RECORD SET:
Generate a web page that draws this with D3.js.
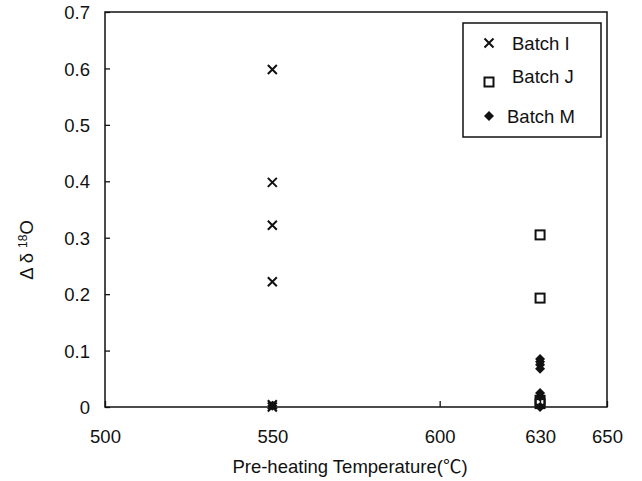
<!DOCTYPE html>
<html>
<head>
<meta charset="utf-8">
<script src="https://cdn.jsdelivr.net/npm/d3@7"></script>
<style>
  body { margin: 0; background: #fff; }
  text { font-family: "Liberation Sans", Arial, sans-serif; fill: #111; }
</style>
</head>
<body>
<div id="chart"></div>
<script>
(function() {

    var w = 642;
    var h = 481;

    // data
    var batchNames = ["Batch I", "Batch J", "Batch M"];
    var batchITemp = [550, 550, 550, 550, 550, 550];
    var batchIVals = [0.598, 0.398, 0.322, 0.222, 0.004, 0.0];
    var batchJTemp = [630, 630, 630, 630];
    var batchJVals = [0.305, 0.193, 0.012, 0.006];
    var batchMTemp = [630, 630, 630, 630, 630, 630, 630, 550];
    var batchMVals = [0.085, 0.08, 0.075, 0.068, 0.025, 0.018, 0.0, 0.002];

    var xTicks = [500, 550, 600, 630, 650];
    var yTicks = [0, 0.1, 0.2, 0.3, 0.4, 0.5, 0.6, 0.7];

    var left = 105, right = 607, top = 12, bottom = 407;
    var fs = "18.5px";

    var svg = d3.select("#chart")
        .append("svg")
        .attr("width", w)
        .attr("height", h);

    var x = d3.scaleLinear().domain([500, 650]).range([left, right]);
    var y = d3.scaleLinear().domain([0, 0.7]).range([bottom, top]);

    // axes with inward ticks
    var xAxis = d3.axisBottom(x).tickValues(xTicks).tickSizeInner(-6).tickSizeOuter(0).tickPadding(23);
    var yAxis = d3.axisLeft(y).tickValues(yTicks).tickSizeInner(-5).tickSizeOuter(0).tickPadding(15)
        .tickFormat(function(d) { return d === 0 ? "0" : d3.format(".1f")(d); });

    var gx = svg.append("g").attr("transform", "translate(0," + bottom + ")").call(xAxis);
    var gy = svg.append("g").attr("transform", "translate(" + left + ",0)").call(yAxis);

    [gx, gy].forEach(function(g) {
        g.select(".domain").remove();
        g.selectAll("line").attr("stroke", "#111").attr("stroke-width", 1.3);
        g.selectAll("text").style("font-size", fs).attr("fill", "#111")
            .style("font-family", "'Liberation Sans', Arial, sans-serif");
    });
    gy.selectAll("text").attr("dy", "0.36em");

    // frame
    svg.append("rect")
        .attr("x", left).attr("y", top)
        .attr("width", right - left).attr("height", bottom - top)
        .attr("fill", "none").attr("stroke", "#111").attr("stroke-width", 1.5);

    // axis titles
    var xl = svg.append("text")
        .attr("x", 350).attr("y", 473)
        .attr("text-anchor", "middle")
        .style("font-size", fs);
    xl.append("tspan").text("Pre-heating Temperature(");
    xl.append("tspan").style("font-family", "'Noto Sans CJK SC', sans-serif").text("\u2103");
    xl.append("tspan").text(")");

    var yl = svg.append("text")
        .attr("transform", "translate(33,250) rotate(-90)")
        .attr("text-anchor", "middle")
        .style("font-size", fs);
    yl.append("tspan").text("\u0394 \u03b4 ");
    yl.append("tspan").attr("dy", -6).style("font-size", "12px").text("18");
    yl.append("tspan").attr("dy", 6).text("O");

    // marker drawers
    function drawCross(g, cx, cy) {
        var s = 4.5;
        g.append("path")
            .attr("d", "M" + (cx - s) + "," + (cy - s) + "L" + (cx + s) + "," + (cy + s) +
                       "M" + (cx - s) + "," + (cy + s) + "L" + (cx + s) + "," + (cy - s))
            .attr("stroke", "#111").attr("stroke-width", 2).attr("fill", "none");
    }
    function drawSquare(g, cx, cy) {
        g.append("rect")
            .attr("x", cx - 4.5).attr("y", cy - 4.5)
            .attr("width", 9).attr("height", 9)
            .attr("fill", "none").attr("stroke", "#111").attr("stroke-width", 2);
    }
    function drawDiamond(g, cx, cy) {
        var s = 5;
        g.append("path")
            .attr("d", "M" + cx + "," + (cy - s) + "L" + (cx + s) + "," + cy +
                       "L" + cx + "," + (cy + s) + "L" + (cx - s) + "," + cy + "Z")
            .attr("fill", "#111");
    }

    var pts = svg.append("g");
    batchIVals.forEach(function(v, i) { drawCross(pts, x(batchITemp[i]), y(v)); });
    batchMVals.forEach(function(v, i) { drawDiamond(pts, x(batchMTemp[i]), y(v)); });
    batchJVals.forEach(function(v, i) { drawSquare(pts, x(batchJTemp[i]), y(v)); });

    // legend
    var lg = svg.append("g");
    lg.append("rect")
        .attr("x", 463).attr("y", 23)
        .attr("width", 138).attr("height", 114)
        .attr("fill", "#fff").attr("stroke", "#111").attr("stroke-width", 1.5);

    var legendY = [43, 80, 116];
    var legendTextX = [512, 512, 507];
    var drawers = [drawCross, drawSquare, drawDiamond];
    batchNames.forEach(function(name, i) {
        var my = i === 1 ? legendY[i] + 2 : legendY[i];
        drawers[i](lg, 489, my);
        lg.append("text")
            .attr("x", legendTextX[i]).attr("y", legendY[i] + (i === 1 ? -4 : 0))
            .attr("dy", "0.36em")
            .style("font-size", fs)
            .text(name);
    });

})();
</script>
</body>
</html>
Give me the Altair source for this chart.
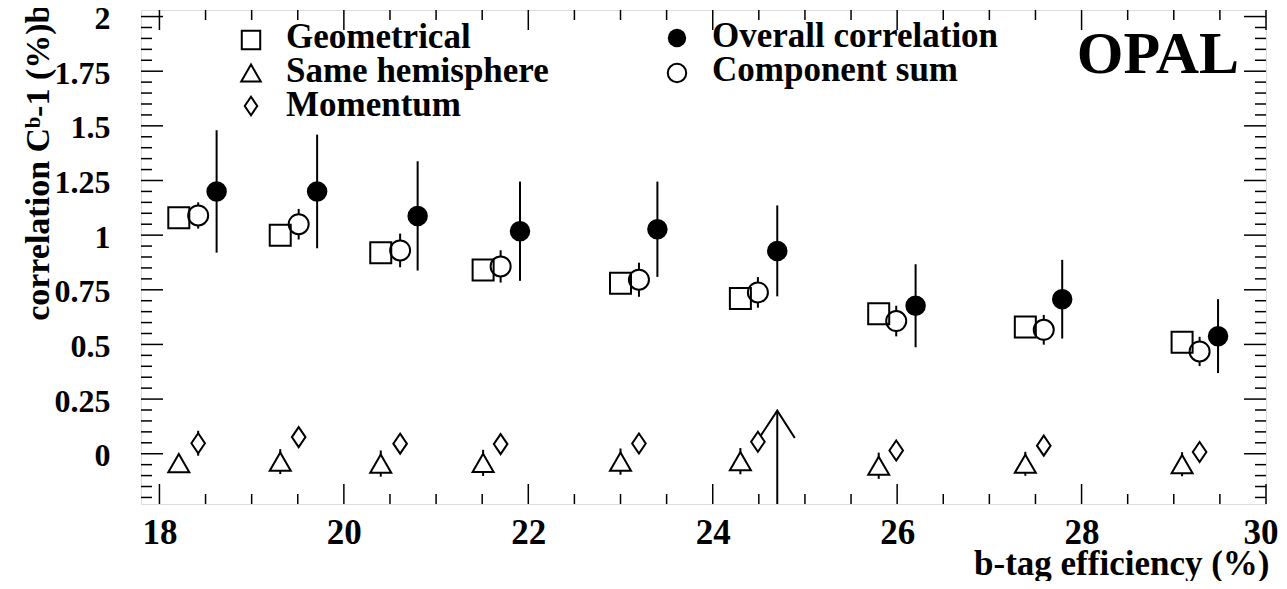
import altair as alt
import pandas as pd

# ---------------- data ----------------
eff_geo = [18.21, 19.31, 20.40, 21.51, 23.00, 24.30, 25.80, 27.39, 29.09]
geometrical = [1.08, 1.00, 0.92, 0.84, 0.78, 0.71, 0.64, 0.58, 0.51]

eff_sum = [18.42, 19.51, 20.61, 21.70, 23.20, 24.49, 25.99, 27.59, 29.28]
component_sum = [1.09, 1.05, 0.93, 0.857, 0.796, 0.738, 0.607, 0.567, 0.468]
component_sum_err = [0.06, 0.07, 0.077, 0.074, 0.078, 0.07, 0.07, 0.068, 0.067]

eff_all = [18.62, 19.71, 20.80, 21.91, 23.40, 24.70, 26.20, 27.79, 29.48]
overall = [1.20, 1.20, 1.088, 1.018, 1.027, 0.928, 0.677, 0.707, 0.538]
overall_err = [0.28, 0.26, 0.25, 0.227, 0.218, 0.208, 0.19, 0.18, 0.169]

eff_same = [18.21, 19.31, 20.40, 21.51, 23.00, 24.30, 25.80, 27.39, 29.09]
same_hemisphere = [-0.043, -0.036, -0.045, -0.042, -0.036, -0.034, -0.055, -0.046, -0.048]
same_hemisphere_err = [0.04, 0.057, 0.06, 0.06, 0.06, 0.06, 0.06, 0.055, 0.055]

eff_mom = [18.42, 19.51, 20.61, 21.70, 23.20, 24.49, 25.99, 27.59, 29.28]
momentum = [0.048, 0.076, 0.046, 0.044, 0.047, 0.055, 0.015, 0.037, 0.008]
momentum_err = [0.057, 0.04, 0.04, 0.04, 0.04, 0.04, 0.04, 0.04, 0.04]

# arrow marking the chosen working point
arrow_x = [24.70]
arrow_tip = [0.197]
arrow_base = [-0.23]
arrow_head_x = [24.52, 24.70, 24.89]
arrow_head_y = [0.082, 0.197, 0.072]

x_labels = [18, 20, 22, 24, 26, 28, 30]
y_labels = [0, 0.25, 0.5, 0.75, 1, 1.25, 1.5, 1.75, 2]
x_minor = [v / 2 for v in range(36, 61) if v % 4 != 0]
y_minor = [v / 100 for v in range(-20, 201, 5) if v % 25 != 0]

legend_left = ["Geometrical", "Same hemisphere", "Momentum"]
legend_right = ["Overall correlation", "Component sum"]

# ---------------- layout ----------------
W, H = 1125, 494
FONT = "Liberation Serif"

xs = alt.Scale(domain=[17.8, 30], nice=False, zero=False)
ys = alt.Scale(domain=[-0.23, 2.03], nice=False, zero=False)

x_axis = alt.Axis(
    values=x_labels, labelExpr="format(datum.value, 'd')", ticks=False, domain=False, grid=False,
    labelFont=FONT, labelFontSize=35, labelFontWeight="bold", labelColor="black",
    labelPadding=11, labelFlush=True, labelFlushOffset=12,
    title="b-tag efficiency (%)", titleFont=FONT, titleFontSize=35,
    titleFontWeight="bold", titleColor="black",
    titleAlign="right", titleBaseline="alphabetic", titleX=W + 3, titleY=70,
)
y_axis = alt.Axis(
    values=y_labels, labelExpr="format(datum.value, '~g')", ticks=False, domain=False, grid=False,
    labelFont=FONT, labelFontSize=32, labelFontWeight="bold", labelColor="black",
    labelPadding=31, labelFlush=False, labelOffset=2,
    title="correlation C\u1d47-1 (%)b", titleFont=FONT, titleFontSize=34,
    titleFontWeight="bold", titleColor="black", titleAngle=270,
    titleAlign="right", titleBaseline="alphabetic", titleX=-93, titleY=-6,
)


def X(field):
    return alt.X(field, type="quantitative", scale=xs, axis=x_axis)


def Y(field):
    return alt.Y(field, type="quantitative", scale=ys, axis=y_axis)


def frame(xv, yv, **cols):
    d = {"x": xv, "y": yv}
    d.update(cols)
    return pd.DataFrame(d)


geo_df = frame(eff_geo, geometrical)
sum_df = frame(eff_sum, component_sum, e=component_sum_err)
all_df = frame(eff_all, overall, e=overall_err)
same_df = frame(eff_same, same_hemisphere, e=same_hemisphere_err)
mom_df = frame(eff_mom, momentum, e=momentum_err)

# ---------- ticks (inside, on all four sides) ----------
xmaj = pd.DataFrame({"v": x_labels})
xmin = pd.DataFrame({"v": x_minor})
ymaj = pd.DataFrame({"v": y_labels})
ymin = pd.DataFrame({"v": y_minor})
TW = 1.5
ticks = [
    alt.Chart(xmaj).mark_rule(color="black", strokeWidth=TW).encode(x=X("v"), y=alt.value(H), y2=alt.value(H - 20)),
    alt.Chart(xmin).mark_rule(color="black", strokeWidth=TW).encode(x=X("v"), y=alt.value(H), y2=alt.value(H - 10)),
    alt.Chart(xmaj).mark_rule(color="black", strokeWidth=TW).encode(x=X("v"), y=alt.value(0), y2=alt.value(20)),
    alt.Chart(xmin).mark_rule(color="black", strokeWidth=TW).encode(x=X("v"), y=alt.value(0), y2=alt.value(10)),
    alt.Chart(ymaj).mark_rule(color="black", strokeWidth=TW).encode(y=Y("v"), x=alt.value(0), x2=alt.value(22)),
    alt.Chart(ymin).mark_rule(color="black", strokeWidth=TW).encode(y=Y("v"), x=alt.value(0), x2=alt.value(11)),
    alt.Chart(ymaj).mark_rule(color="black", strokeWidth=TW).encode(y=Y("v"), x=alt.value(W), x2=alt.value(W - 22)),
    alt.Chart(ymin).mark_rule(color="black", strokeWidth=TW).encode(y=Y("v"), x=alt.value(W), x2=alt.value(W - 11)),
]


def errbars(df, width=2):
    return alt.Chart(df).transform_calculate(
        lo="datum.y - datum.e", hi="datum.y + datum.e"
    ).mark_rule(color="black", strokeWidth=width).encode(x=X("x"), y=Y("lo"), y2=alt.Y2("hi:Q"))


DIAMOND = "M0,-1L0.68,0L0,1L-0.68,0Z"

layers = [
    errbars(all_df, 2),
    errbars(sum_df, 2),
    errbars(same_df, 2),
    errbars(mom_df, 2),
    # arrow
    alt.Chart(pd.DataFrame({"x": arrow_x, "t": arrow_tip, "b": arrow_base})).mark_rule(
        color="black", strokeWidth=2).encode(x=X("x"), y=Y("b"), y2=alt.Y2("t:Q")),
    alt.Chart(pd.DataFrame({"x": arrow_head_x, "y": arrow_head_y, "o": [0, 1, 2]})).mark_line(
        color="black", strokeWidth=2).encode(x=X("x"), y=Y("y"), order="o:Q"),
    # markers
    alt.Chart(all_df).mark_point(shape="circle", size=420, filled=True, color="black", opacity=1).encode(x=X("x"), y=Y("y")),
    alt.Chart(sum_df).mark_point(shape="circle", size=400, fill="white", stroke="black", strokeWidth=2, opacity=1, fillOpacity=1).encode(x=X("x"), y=Y("y")),
    alt.Chart(geo_df).mark_point(shape="square", size=441, stroke="black", strokeWidth=2, opacity=1).encode(x=X("x"), y=Y("y")),
    alt.Chart(same_df).mark_point(shape="triangle-up", size=441, fill="white", stroke="black", strokeWidth=2, opacity=1, fillOpacity=1).encode(x=X("x"), y=Y("y")),
    alt.Chart(mom_df).mark_point(shape=DIAMOND, size=400, fill="white", stroke="black", strokeWidth=2, opacity=1, fillOpacity=1).encode(x=X("x"), y=Y("y")),
]

# ---------- legend ----------
one = pd.DataFrame({"k": [0]})
LX1, LT1 = 110, 145
LX2, LT2 = 536, 571
rows_sym = [30, 63, 96]
rows_txt = [38, 72, 106]
legend = [
    alt.Chart(one).mark_point(shape="square", size=340, stroke="black", strokeWidth=2, opacity=1).encode(x=alt.value(LX1), y=alt.value(rows_sym[0])),
    alt.Chart(one).mark_point(shape="triangle-up", size=380, stroke="black", strokeWidth=2, opacity=1).encode(x=alt.value(LX1), y=alt.value(rows_sym[1])),
    alt.Chart(one).mark_point(shape=DIAMOND, size=340, stroke="black", strokeWidth=2, opacity=1).encode(x=alt.value(LX1), y=alt.value(rows_sym[2])),
    alt.Chart(one).mark_point(shape="circle", size=340, filled=True, color="black", opacity=1).encode(x=alt.value(LX2), y=alt.value(rows_sym[0] - 2)),
    alt.Chart(one).mark_point(shape="circle", size=340, stroke="black", strokeWidth=2, opacity=1).encode(x=alt.value(LX2), y=alt.value(rows_sym[1])),
]
for i, lab in enumerate(legend_left):
    legend.append(alt.Chart(pd.DataFrame({"t": [lab]})).mark_text(
        font=FONT, fontSize=35, fontWeight="bold", align="left", baseline="alphabetic", color="black"
    ).encode(text="t:N", x=alt.value(LT1), y=alt.value(rows_txt[i])))
for i, lab in enumerate(legend_right):
    legend.append(alt.Chart(pd.DataFrame({"t": [lab]})).mark_text(
        font=FONT, fontSize=35, fontWeight="bold", align="left", baseline="alphabetic", color="black"
    ).encode(text="t:N", x=alt.value(LT2), y=alt.value(rows_txt[i] - 1)))

opal = alt.Chart(pd.DataFrame({"t": ["OPAL"]})).mark_text(
    font=FONT, fontSize=60, fontWeight="bold", align="right", baseline="alphabetic", color="black"
).encode(text="t:N", x=alt.value(1098), y=alt.value(63))

chart = alt.layer(*ticks, *layers, *legend, opal).properties(
    width=W, height=H,
    autosize=alt.AutoSizeParams(type="none"),
    padding={"left": 133, "top": 2, "right": 13, "bottom": 77},
).configure_view(stroke="black", strokeWidth=2.5).configure(background="white")

chart.save("out.html", embed_options={"renderer": "svg", "actions": False})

YOUR INSTRUCTIONS: From the records above, copy only the lines running from the line containing "Give me the Altair source for this chart." to the line containing "ys = alt.Scale(domain=[-0.23, 2.03], nice=False, zero=False)", both ends included. Leave the pictures out.

CORRECT ANSWER:
Give me the Altair source for this chart.
import altair as alt
import pandas as pd

# ---------------- data ----------------
eff_geo = [18.21, 19.31, 20.40, 21.51, 23.00, 24.30, 25.80, 27.39, 29.09]
geometrical = [1.08, 1.00, 0.92, 0.84, 0.78, 0.71, 0.64, 0.58, 0.51]

eff_sum = [18.42, 19.51, 20.61, 21.70, 23.20, 24.49, 25.99, 27.59, 29.28]
component_sum = [1.09, 1.05, 0.93, 0.857, 0.796, 0.738, 0.607, 0.567, 0.468]
component_sum_err = [0.06, 0.07, 0.077, 0.074, 0.078, 0.07, 0.07, 0.068, 0.067]

eff_all = [18.62, 19.71, 20.80, 21.91, 23.40, 24.70, 26.20, 27.79, 29.48]
overall = [1.20, 1.20, 1.088, 1.018, 1.027, 0.928, 0.677, 0.707, 0.538]
overall_err = [0.28, 0.26, 0.25, 0.227, 0.218, 0.208, 0.19, 0.18, 0.169]

eff_same = [18.21, 19.31, 20.40, 21.51, 23.00, 24.30, 25.80, 27.39, 29.09]
same_hemisphere = [-0.043, -0.036, -0.045, -0.042, -0.036, -0.034, -0.055, -0.046, -0.048]
same_hemisphere_err = [0.04, 0.057, 0.06, 0.06, 0.06, 0.06, 0.06, 0.055, 0.055]

eff_mom = [18.42, 19.51, 20.61, 21.70, 23.20, 24.49, 25.99, 27.59, 29.28]
momentum = [0.048, 0.076, 0.046, 0.044, 0.047, 0.055, 0.015, 0.037, 0.008]
momentum_err = [0.057, 0.04, 0.04, 0.04, 0.04, 0.04, 0.04, 0.04, 0.04]

# arrow marking the chosen working point
arrow_x = [24.70]
arrow_tip = [0.197]
arrow_base = [-0.23]
arrow_head_x = [24.52, 24.70, 24.89]
arrow_head_y = [0.082, 0.197, 0.072]

x_labels = [18, 20, 22, 24, 26, 28, 30]
y_labels = [0, 0.25, 0.5, 0.75, 1, 1.25, 1.5, 1.75, 2]
x_minor = [v / 2 for v in range(36, 61) if v % 4 != 0]
y_minor = [v / 100 for v in range(-20, 201, 5) if v % 25 != 0]

legend_left = ["Geometrical", "Same hemisphere", "Momentum"]
legend_right = ["Overall correlation", "Component sum"]

# ---------------- layout ----------------
W, H = 1125, 494
FONT = "Liberation Serif"

xs = alt.Scale(domain=[17.8, 30], nice=False, zero=False)
ys = alt.Scale(domain=[-0.23, 2.03], nice=False, zero=False)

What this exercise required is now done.